Claire, aérée, habitée et majestueuse. Une entrée voulue impressionnante grâce aux imposantes statues des Dieux de l’Olympe, habituellement conservées dans les écuries de Versailles et restaurées pour l’occasion. On n'entre pas par effraction chez les figures de la mythologie. On y est invité….
C’est qu’il faut se glisser dans un sacré héritage qui a irrigué Histoire et Arts depuis des millénaires. Convoquer Homère, c’est convoquer l’Art et les artistes tant l’Iliade et l’Odyssée ont influencé les créateurs jusqu’à aujourd’hui.
Au XVIIIème siècle, tremblement de terre dans la mythologie. Quelques scientifiques se mettent à douter : Homère a-t-il existé ? Un seul individu a-t-il pu écrire cette somme et la porter intacte à travers la Grèce comme la légende l’affirme ? L’Iliade et l’Odyssée que nous étudions encore comme des textes fondateurs sont-ils vraiment ceux écrits au VIIIème siècle avant Jésus Christ ?
Ils seront nombreux à douter. Premier à lancer la polémique, le philologue allemand Wolf en 1795 : son Prolegomena ad Homerum écrit en latin lance la question homérique. Sa théorie : composées en Grèce avant l’écriture, l’Iliade et l’Odyssée ont été largement remaniées par leurs nombreux conteurs. Fixées bien longtemps après leur composition, elles ont subi de nombreuses modifications. « L'Homère que nous tenons dans nos mains n'est pas celui qui fleurissait sur les lèvres des Grecs de son temps, mais un Homère altéré, interpolé, corrigé depuis l'époque de Solon jusqu'aux Alexandrins », explique Luc Piralla, co-commissaire de l'exposition Homère.
Le scandale est immense. Les savants, divisés entre "unitaristes" et "analystes", fourbissent arguments et contre-arguments. La querelle s’apaise pour mieux reprendre dans les années 1920 avec les travaux de Milman Parry, un philologue américain qui fait sa thèse en Sorbonne à Paris. Son étude sur le « nom+épithète » utilisé dans l’Iliade et l’Odyssée montrerait un système traditionnellement utilisé dans la poésie orale, technique qui permettrait l’improvisation dans les vers chantés. Ce système prévaut dans de nombreuses cultures, comme celles des Balkans, qui utilisent largement l’oralité pour transmettre des œuvres fleuves.

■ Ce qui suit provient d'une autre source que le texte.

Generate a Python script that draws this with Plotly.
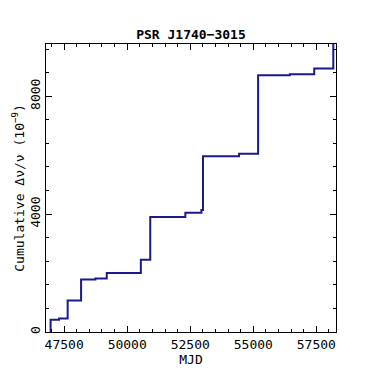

Pourquoi ce rappel à la question homérique ? Parce que cette célébration au musée du Nord s’appuie sur ces questionnements pour tenter d’en faire le tour. Avec une ambition double : être exhaustif mais accessible, vaste tâche…
Selon Alexandre Farnoux, directeur de l'école française d'Athènes et co-commissaire d'exposition :
Cette exposition fait le point sur ce que l'on sait d'Homère, des origines de son œuvre et sur la manière dont elle a rayonné de manière constante dans l'imaginaire collectif et l'art.
Rien d’étonnant, répond Marie Lavandier, directrice du musée :
L’exposition est fidèle à Le Louvre Autrement, qui veut juxtaposer des objets habituellement séparés.
Les peintres Ingres, Rubens ou Chagall, les poètes et auteurs comme Victor Hugo, jusqu’au caricaturiste Daumier…Ils sont nombreux les artistes convoqués à Lens pour leur faire avouer l’influence homérique.
"On a une fascination pour le monde des héros. Pourquoi ? Parce que c'est le monde de la bravoure, de la fidélité, de la constance et de l'endurance. Autant de valeurs éminemment positives", explique Alexandre Farnoux, co-commissaire de l'exposition.